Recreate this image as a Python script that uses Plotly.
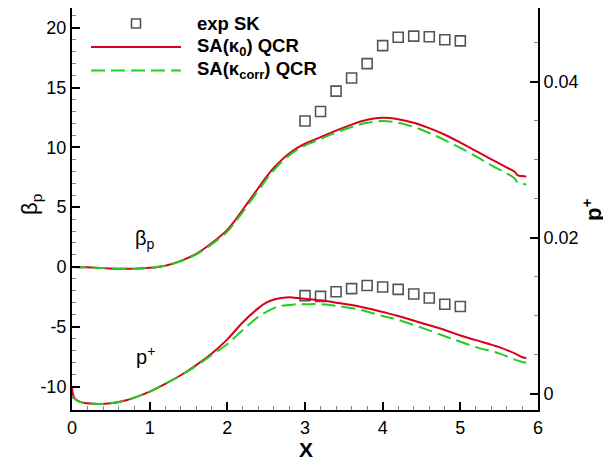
import plotly.graph_objects as go

# ---------------- data ----------------
x_exp = [3.0, 3.2, 3.4, 3.6, 3.8, 4.0, 4.2, 4.4, 4.6, 4.8, 5.0]
beta_exp = [12.2, 13.0, 14.7, 15.8, 17.0, 18.5, 19.2, 19.3, 19.25, 19.0, 18.9]
pplus_exp = [0.0126, 0.0125, 0.0131, 0.0135, 0.0139, 0.0137, 0.0134, 0.0128, 0.0123, 0.0115, 0.0112]

x_beta = [0.0, 0.2, 0.4, 0.6, 0.8, 1.0, 1.2, 1.4, 1.6, 1.8, 2.0, 2.1, 2.2, 2.3, 2.4, 2.5,
          2.6, 2.7, 2.8, 2.9, 3.0, 3.2, 3.4, 3.6, 3.8, 4.0, 4.2, 4.4, 4.6, 4.8, 5.0,
          5.2, 5.4, 5.6, 5.7, 5.74, 5.8, 5.85]
beta_k0 = [0.0, -0.03, -0.1, -0.15, -0.15, -0.08, 0.1, 0.5, 1.1, 2.0, 3.1, 3.9, 4.8, 5.7, 6.6, 7.5,
           8.3, 8.95, 9.5, 9.95, 10.3, 10.85, 11.4, 11.9, 12.3, 12.47, 12.35, 12.05, 11.6, 11.05, 10.4,
           9.7, 9.0, 8.3, 7.95, 7.65, 7.6, 7.55]
beta_kcorr = [0.0, -0.03, -0.1, -0.15, -0.15, -0.08, 0.1, 0.47, 1.05, 1.9, 2.95, 3.75, 4.6, 5.5, 6.4, 7.3,
              8.1, 8.8, 9.35, 9.8, 10.15, 10.7, 11.25, 11.7, 12.05, 12.2, 12.05, 11.7, 11.2, 10.6, 9.95,
              9.25, 8.5, 7.8, 7.4, 7.05, 6.95, 6.9]

x_p = [0.0, 0.01, 0.03, 0.1, 0.2, 0.35, 0.5, 0.7, 0.85, 1.0, 1.2, 1.4, 1.6, 1.8, 2.0, 2.2, 2.4,
       2.5, 2.6, 2.7, 2.8, 2.9, 3.0, 3.2, 3.4, 3.7, 4.0, 4.2, 4.5, 4.8, 5.0, 5.2, 5.5, 5.7, 5.8, 5.85]
pplus_k0 = [0.0008, 0.0001, -0.0005, -0.001, -0.0012, -0.00128, -0.0012, -0.0008, -0.0003, 0.0003, 0.0013,
            0.0024, 0.0037, 0.0052, 0.0070, 0.0092, 0.0110, 0.0117, 0.0121, 0.0123, 0.0124, 0.0123,
            0.0122, 0.0120, 0.0117, 0.0112, 0.0105, 0.0100, 0.0091, 0.0082, 0.0075, 0.0069, 0.0060,
            0.0052, 0.0047, 0.0046]
pplus_kcorr = [-0.0003, -0.0004, -0.0006, -0.001, -0.0012, -0.00128, -0.0012, -0.0008, -0.0003, 0.0003, 0.0013,
               0.0024, 0.0036, 0.0050, 0.0064, 0.0082, 0.0099, 0.0105, 0.0110, 0.0113, 0.0114, 0.0115,
               0.0115, 0.0115, 0.0113, 0.0108, 0.0100, 0.0095, 0.0085, 0.0074, 0.0067, 0.0060, 0.0052,
               0.0044, 0.0041, 0.0040]

left_tickvals = [-10, -5, 0, 5, 10, 15, 20]
left_ticktext = ["-10", "-5", "0", "5", "10", "15", "20"]
right_tickvals = [0, 0.02, 0.04]
right_ticktext = ["0", "0.02", "0.04"]
x_tickvals = [0, 1, 2, 3, 4, 5, 6]
x_ticktext = ["0", "1", "2", "3", "4", "5", "6"]

legend_labels = ["exp SK", "SA(κ<sub>0</sub>) QCR", "SA(κ<sub>corr</sub>) QCR"]

# ---------------- style ----------------
RED = "#d9001b"
GREEN = "#22cc22"
SQ = "#555555"
FONT = "Liberation Sans, Arial, sans-serif"
DASH = "14px,6px"

fig = go.Figure()

# experiment squares
fig.add_trace(go.Scatter(x=x_exp, y=beta_exp, mode="markers", yaxis="y",
                         marker=dict(symbol="square-open", size=10, color=SQ, line=dict(width=1.6)),
                         showlegend=False, name=legend_labels[0]))
fig.add_trace(go.Scatter(x=x_exp, y=pplus_exp, mode="markers", yaxis="y2",
                         marker=dict(symbol="square-open", size=10, color=SQ, line=dict(width=1.6)),
                         showlegend=False, name=legend_labels[0]))

# beta_p curves
fig.add_trace(go.Scatter(x=x_beta, y=beta_k0, mode="lines", yaxis="y", line_shape="spline",
                         line=dict(color=RED, width=2), showlegend=False, name=legend_labels[1]))
fig.add_trace(go.Scatter(x=x_beta, y=beta_kcorr, mode="lines", yaxis="y", line_shape="spline",
                         line=dict(color=GREEN, width=2, dash=DASH), showlegend=False, name=legend_labels[2]))
# p+ curves
fig.add_trace(go.Scatter(x=x_p, y=pplus_k0, mode="lines", yaxis="y2", line_shape="spline",
                         line=dict(color=RED, width=2), showlegend=False, name=legend_labels[1]))
fig.add_trace(go.Scatter(x=x_p, y=pplus_kcorr, mode="lines", yaxis="y2", line_shape="spline",
                         line=dict(color=GREEN, width=2, dash=DASH), showlegend=False, name=legend_labels[2]))

# The page body adds an 8px margin, so the figure is laid out in screen pixels minus 8.
OFF = 8
FIG_W, FIG_H = 611 - OFF, 460 - OFF
# plot area in screen pixels: x 72..538, y 8..410
LS, RS, TS, BS = 72, 538, 8, 410
L, R, T, B = LS - OFF, RS - OFF, TS - OFF, BS - OFF
W, H = R - L, B - T


def px(xs):
    return (xs - LS) / W


def py(ys):
    return (BS - ys) / H


# manual legend (screen pixel positions)
rows_y = [23.5, 47, 70.5]
fig.add_shape(type="rect", xref="paper", yref="paper",
              x0=px(131.5), x1=px(140.5), y0=py(rows_y[0] + 4.5), y1=py(rows_y[0] - 4.5),
              line=dict(color=SQ, width=1.6))
fig.add_shape(type="line", xref="paper", yref="paper", x0=px(91), x1=px(181),
              y0=py(rows_y[1]), y1=py(rows_y[1]), line=dict(color=RED, width=2))
fig.add_shape(type="line", xref="paper", yref="paper", x0=px(91), x1=px(181),
              y0=py(rows_y[2]), y1=py(rows_y[2]), line=dict(color=GREEN, width=2, dash=DASH))
for lab, yy in zip(legend_labels, rows_y):
    fig.add_annotation(x=px(195), y=py(yy), xref="paper", yref="paper", text="<b>" + lab + "</b>",
                       showarrow=False, xanchor="left", yanchor="middle",
                       font=dict(family=FONT, size=18.5, color="black"))

# in-plot labels
fig.add_annotation(x=0.94, y=2.3, xref="x", yref="y", text="β<sub>p</sub>", showarrow=False,
                   xanchor="center", yanchor="middle",
                   font=dict(family=FONT, size=20, color="black"))
fig.add_annotation(x=0.94, y=-7.4, xref="x", yref="y", text="p<sup>+</sup>", showarrow=False,
                   xanchor="center", yanchor="middle",
                   font=dict(family=FONT, size=20, color="black"))

# axis titles
fig.add_annotation(x=px(31), y=py(205), xref="paper", yref="paper", text="β<sub>p</sub>",
                   showarrow=False, textangle=-90, xanchor="center", yanchor="middle",
                   font=dict(family=FONT, size=22, color="black"))
fig.add_annotation(x=px(592), y=py(210), xref="paper", yref="paper", text="<b>p<sup>+</sup></b>",
                   showarrow=False, textangle=-90, xanchor="center", yanchor="middle",
                   font=dict(family=FONT, size=22, color="black"))
fig.add_annotation(x=px(306), y=py(449), xref="paper", yref="paper", text="<b>X</b>",
                   showarrow=False, xanchor="center", yanchor="middle",
                   font=dict(family=FONT, size=21, color="black"))

axis_common = dict(showline=True, linecolor="black", linewidth=2, ticks="inside", ticklen=8,
                   tickwidth=2, tickcolor="black", showgrid=False, zeroline=False,
                   tickfont=dict(family=FONT, size=18, color="black"))

fig.update_layout(
    width=FIG_W, height=FIG_H,
    margin=dict(l=L, r=FIG_W - R, t=T, b=FIG_H - B, pad=0),
    paper_bgcolor="white", plot_bgcolor="white",
    showlegend=False,
    xaxis=dict(range=[0, 6], tickmode="array", tickvals=x_tickvals, ticktext=x_ticktext,
               minor=dict(dtick=0.2, tick0=0, ticks="inside", ticklen=4, tickwidth=1, tickcolor="#888888"),
               **axis_common),
    yaxis=dict(range=[-11.965, 21.65], tickmode="array", tickvals=left_tickvals, ticktext=left_ticktext,
               minor=dict(dtick=1, tick0=0, ticks="inside", ticklen=4, tickwidth=1, tickcolor="#888888"),
               **axis_common),
    yaxis2=dict(range=[-0.00205, 0.04944], overlaying="y", side="right", anchor="x",
                tickmode="array", tickvals=right_tickvals, ticktext=right_ticktext,
                minor=dict(dtick=0.005, tick0=0, ticks="inside", ticklen=4, tickwidth=1, tickcolor="#888888"),
                **axis_common),
)

fig.write_html("out.html")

======

* **AIM**:
Up to and including the line with "0.0123, 0.0115, 0.0112]", copy the data above from its first line. Skip pictures.

* **ANSWER TO THE EXERCISE**:
Recreate this image as a Python script that uses Plotly.
import plotly.graph_objects as go

# ---------------- data ----------------
x_exp = [3.0, 3.2, 3.4, 3.6, 3.8, 4.0, 4.2, 4.4, 4.6, 4.8, 5.0]
beta_exp = [12.2, 13.0, 14.7, 15.8, 17.0, 18.5, 19.2, 19.3, 19.25, 19.0, 18.9]
pplus_exp = [0.0126, 0.0125, 0.0131, 0.0135, 0.0139, 0.0137, 0.0134, 0.0128, 0.0123, 0.0115, 0.0112]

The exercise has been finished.